start

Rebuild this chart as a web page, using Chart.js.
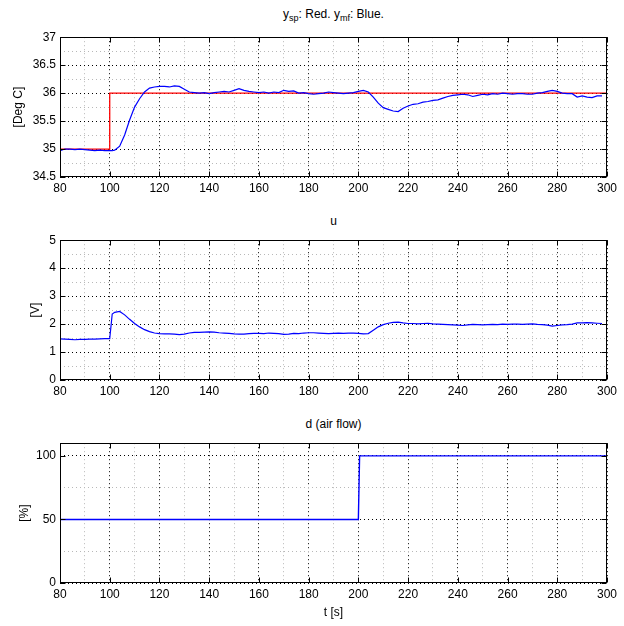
<!DOCTYPE html>
<html>
<head>
<meta charset="utf-8">
<script src="https://cdn.jsdelivr.net/npm/chart.js@4.4.1/dist/chart.umd.min.js"></script>
<style>
  body { margin: 0; background: #fff; font-family: "Liberation Sans", Arial, sans-serif; }
  #page { position: relative; width: 624px; height: 626px; }
  .box { position: absolute; left: 0; width: 624px; height: 175px; }
  .label { position: absolute; left: 60px; width: 547px; text-align: center; font-size: 12px; color: #000; }
  .label sub { font-size: 9px; }
</style>
</head>
<body>
<div id="page">
  <div class="label" style="top:7px">y<sub>sp</sub>: Red. y<sub>mf</sub>: Blue.</div>
  <div class="box" style="top:26px"><canvas id="tempChart"></canvas></div>
  <div class="label" style="top:214px">u</div>
  <div class="box" style="top:229px"><canvas id="uChart"></canvas></div>
  <div class="label" style="top:417px">d (air flow)</div>
  <div class="box" style="top:432px"><canvas id="dChart"></canvas></div>
  <div class="label" style="top:605px">t [s]</div>
</div>
<script>
// Sample times [s]
const time = [80, 82, 84, 86, 88, 90, 92, 94, 96, 98, 100, 101, 102, 104, 106, 108, 110, 112, 114, 116, 118,
  120, 122, 124, 126, 128, 130, 132, 134, 136, 138, 140, 142, 144, 146, 148, 150, 152, 154, 156, 158,
  160, 162, 164, 166, 168, 170, 172, 174, 176, 178, 180, 182, 184, 186, 188, 190, 192, 194, 196, 198,
  200, 202, 204, 206, 208, 210, 212, 214, 216, 218, 220, 222, 224, 226, 228, 230, 232, 234, 236, 238,
  240, 242, 244, 246, 248, 250, 252, 254, 256, 258, 260, 262, 264, 266, 268, 270, 272, 274, 276, 278,
  280, 282, 284, 286, 288, 290, 292, 294, 296, 298];

// Measured temperature y_mf [Deg C]
const ymf = [34.97, 35.00, 35.00, 34.99, 35.00, 34.99, 34.98, 34.97, 34.98, 34.97, 34.97, 34.97, 34.98, 35.05, 35.25, 35.52, 35.75, 35.90, 36.02, 36.09, 36.11,
  36.12, 36.12, 36.11, 36.13, 36.12, 36.07, 36.02, 36.01, 36.00, 36.01, 35.99, 36.01, 36.02, 36.03, 36.02, 36.05, 36.08, 36.05, 36.03, 36.02,
  36.01, 36.02, 36.00, 36.02, 36.01, 36.05, 36.03, 36.04, 36.00, 36.01, 35.99, 35.98, 35.99, 36.00, 36.02, 36.01, 36.00, 35.99, 36.00, 36.01,
  36.03, 36.05, 36.02, 35.93, 35.82, 35.74, 35.71, 35.68, 35.67, 35.73, 35.77, 35.80, 35.81, 35.84, 35.85, 35.87, 35.88, 35.91, 35.94, 35.96,
  35.97, 35.98, 35.97, 35.94, 35.96, 35.98, 35.97, 35.99, 35.98, 36.00, 35.99, 35.98, 35.99, 35.99, 35.98, 35.98, 36.00, 36.01, 36.03, 36.05,
  36.03, 36.00, 35.99, 35.99, 35.93, 35.95, 35.93, 35.92, 35.95, 35.95];

// Control signal u [V]
const u = [1.47, 1.46, 1.45, 1.44, 1.45, 1.45, 1.46, 1.46, 1.47, 1.48, 1.48, 2.36, 2.42, 2.45, 2.33, 2.17, 2.02, 1.90, 1.80, 1.73, 1.68,
  1.66, 1.65, 1.65, 1.64, 1.62, 1.64, 1.68, 1.70, 1.70, 1.71, 1.72, 1.71, 1.69, 1.68, 1.67, 1.65, 1.64, 1.64, 1.66, 1.67,
  1.67, 1.66, 1.68, 1.67, 1.66, 1.63, 1.64, 1.67, 1.66, 1.68, 1.69, 1.69, 1.68, 1.67, 1.66, 1.67, 1.68, 1.67, 1.68, 1.68,
  1.67, 1.65, 1.66, 1.78, 1.90, 1.98, 2.03, 2.06, 2.07, 2.04, 2.02, 2.02, 2.01, 2.02, 2.03, 2.01, 2.00, 1.99, 1.98, 1.97,
  1.96, 1.95, 1.97, 1.99, 1.98, 1.97, 1.98, 1.99, 1.98, 2.00, 1.99, 2.00, 2.00, 1.99, 2.00, 2.01, 1.99, 1.98, 1.96, 1.93,
  1.95, 1.97, 1.98, 2.00, 2.04, 2.04, 2.05, 2.04, 2.03, 2.02];

// Setpoint y_sp (step at 100 s)
const spTime = [80, 100, 100, 300];
const ysp = [35, 35, 36, 36];

// Disturbance d, air flow [%] (step at 200 s)
const dTime = [80, 200, 200.5, 300];
const d = [50, 50, 100, 100];

// Ticks: labelled (major) and unlabelled (minor grid)
const xMajor = [80, 100, 120, 140, 160, 180, 200, 220, 240, 260, 280, 300];
const xMinor = [90, 110, 130, 150, 170, 190, 210, 230, 250, 270, 290];
const tempMajor = [34.5, 35, 35.5, 36, 36.5, 37];
const tempMinor = [34.75, 35.25, 35.75, 36.25, 36.75];
const uMajor = [0, 1, 2, 3, 4, 5];
const uMinor = [0.5, 1.5, 2.5, 3.5, 4.5];
const dMajor = [0, 50, 100];
const dMinor = [25, 75];

const FONT = { family: "'Liberation Sans', Arial, sans-serif", size: 12 };
Chart.defaults.color = "#000";

const toPoints = (xs, ys) => xs.map((x, i) => ({ x: x, y: ys[i] }));

// Axes box plus inward ticks, matlab style
const boxPlugin = {
  id: "box",
  afterDatasetsDraw(chart) {
    const { ctx, chartArea: a, scales } = chart;
    const l = Math.round(a.left) + 0.5, r = Math.round(a.right) - 0.5;
    const t = Math.round(a.top) + 0.5, b = Math.round(a.bottom) - 0.5;
    ctx.save();
    ctx.strokeStyle = "#000";
    ctx.lineWidth = 1;
    ctx.strokeRect(l, t, r - l, b - t);
    ctx.beginPath();
    chart.options.majorX.forEach((v) => {
      const px = Math.round(scales.x.getPixelForValue(v)) + 0.5;
      ctx.moveTo(px, b); ctx.lineTo(px, b - 5);
      ctx.moveTo(px, t); ctx.lineTo(px, t + 5);
    });
    chart.options.majorY.forEach((v) => {
      const py = Math.round(scales.y.getPixelForValue(v)) + 0.5;
      ctx.moveTo(l, py); ctx.lineTo(l + 5, py);
      ctx.moveTo(r, py); ctx.lineTo(r - 5, py);
    });
    ctx.stroke();
    ctx.restore();
  },
};

function gridAxis(major, minor, min, max, fmt) {
  const all = major.concat(minor).sort((p, q) => p - q);
  const isMajor = (v) => major.some((m) => Math.abs(m - v) < 1e-9);
  return {
    type: "linear",
    min: min,
    max: max,
    afterBuildTicks: (scale) => {
      scale.ticks = all.map((v) => ({ value: v }));
    },
    ticks: {
      autoSkip: false,
      maxRotation: 0,
      padding: 4,
      font: FONT,
      callback: (v) => (isMajor(v) ? fmt(v) : ""),
    },
    grid: {
      drawTicks: false,
      color: (c) => (c.tick && isMajor(c.tick.value) ? "#000" : "#b8b8b8"),
      lineWidth: 1,
    },
    border: { display: false, dash: [1, 3] },
  };
}

function makeChart(id, datasets, yMajor, yMinor, yMin, yMax, yTitle, padLeft) {
  const x = gridAxis(xMajor, xMinor, 80, 300, (v) => String(v));
  x.afterFit = (scale) => { scale.height = 24; };
  const y = gridAxis(yMajor, yMinor, yMin, yMax, (v) => String(v));
  y.afterFit = (scale) => { scale.width = 60 - padLeft; };
  y.title = { display: true, text: yTitle, font: FONT, padding: 0 };

  return new Chart(document.getElementById(id), {
    type: "line",
    data: { datasets: datasets },
    options: {
      responsive: true,
      maintainAspectRatio: false,
      animation: false,
      majorX: xMajor,
      majorY: yMajor,
      layout: { padding: { top: 3, right: 17, left: padLeft, bottom: 0 } },
      elements: { point: { radius: 0 }, line: { tension: 0, borderWidth: 1.2 } },
      plugins: { legend: { display: false }, tooltip: { enabled: false } },
      scales: { x: x, y: y },
    },
    plugins: [boxPlugin],
  });
}

// Temperature: blue measurement drawn on top of red setpoint
makeChart("tempChart", [
  { data: toPoints(time, ymf), borderColor: "#0000ff", fill: false },
  { data: toPoints(spTime, ysp), borderColor: "#ff0000", borderWidth: 1.3, fill: false },
], tempMajor, tempMinor, 34.5, 37, "[Deg C]", 11);

makeChart("uChart", [
  { data: toPoints(time, u), borderColor: "#0000ff", fill: false },
], uMajor, uMinor, 0, 5, "[V]", 28);

makeChart("dChart", [
  { data: toPoints(dTime, d), borderColor: "#0000ff", borderWidth: 1.4, fill: false },
], dMajor, dMinor, 0, 110, "[%]", 17);
</script>
</body>
</html>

end

Given exercise
Repeat only the lines between the start of the data and the line with "280, 282, 284, 286, 288, 290, 292, 294, 296, 298];", including those two lines, and skip the pictures.

Full solution
Rebuild this chart as a web page, using Chart.js.
<!DOCTYPE html>
<html>
<head>
<meta charset="utf-8">
<script src="https://cdn.jsdelivr.net/npm/chart.js@4.4.1/dist/chart.umd.min.js"></script>
<style>
  body { margin: 0; background: #fff; font-family: "Liberation Sans", Arial, sans-serif; }
  #page { position: relative; width: 624px; height: 626px; }
  .box { position: absolute; left: 0; width: 624px; height: 175px; }
  .label { position: absolute; left: 60px; width: 547px; text-align: center; font-size: 12px; color: #000; }
  .label sub { font-size: 9px; }
</style>
</head>
<body>
<div id="page">
  <div class="label" style="top:7px">y<sub>sp</sub>: Red. y<sub>mf</sub>: Blue.</div>
  <div class="box" style="top:26px"><canvas id="tempChart"></canvas></div>
  <div class="label" style="top:214px">u</div>
  <div class="box" style="top:229px"><canvas id="uChart"></canvas></div>
  <div class="label" style="top:417px">d (air flow)</div>
  <div class="box" style="top:432px"><canvas id="dChart"></canvas></div>
  <div class="label" style="top:605px">t [s]</div>
</div>
<script>
// Sample times [s]
const time = [80, 82, 84, 86, 88, 90, 92, 94, 96, 98, 100, 101, 102, 104, 106, 108, 110, 112, 114, 116, 118,
  120, 122, 124, 126, 128, 130, 132, 134, 136, 138, 140, 142, 144, 146, 148, 150, 152, 154, 156, 158,
  160, 162, 164, 166, 168, 170, 172, 174, 176, 178, 180, 182, 184, 186, 188, 190, 192, 194, 196, 198,
  200, 202, 204, 206, 208, 210, 212, 214, 216, 218, 220, 222, 224, 226, 228, 230, 232, 234, 236, 238,
  240, 242, 244, 246, 248, 250, 252, 254, 256, 258, 260, 262, 264, 266, 268, 270, 272, 274, 276, 278,
  280, 282, 284, 286, 288, 290, 292, 294, 296, 298];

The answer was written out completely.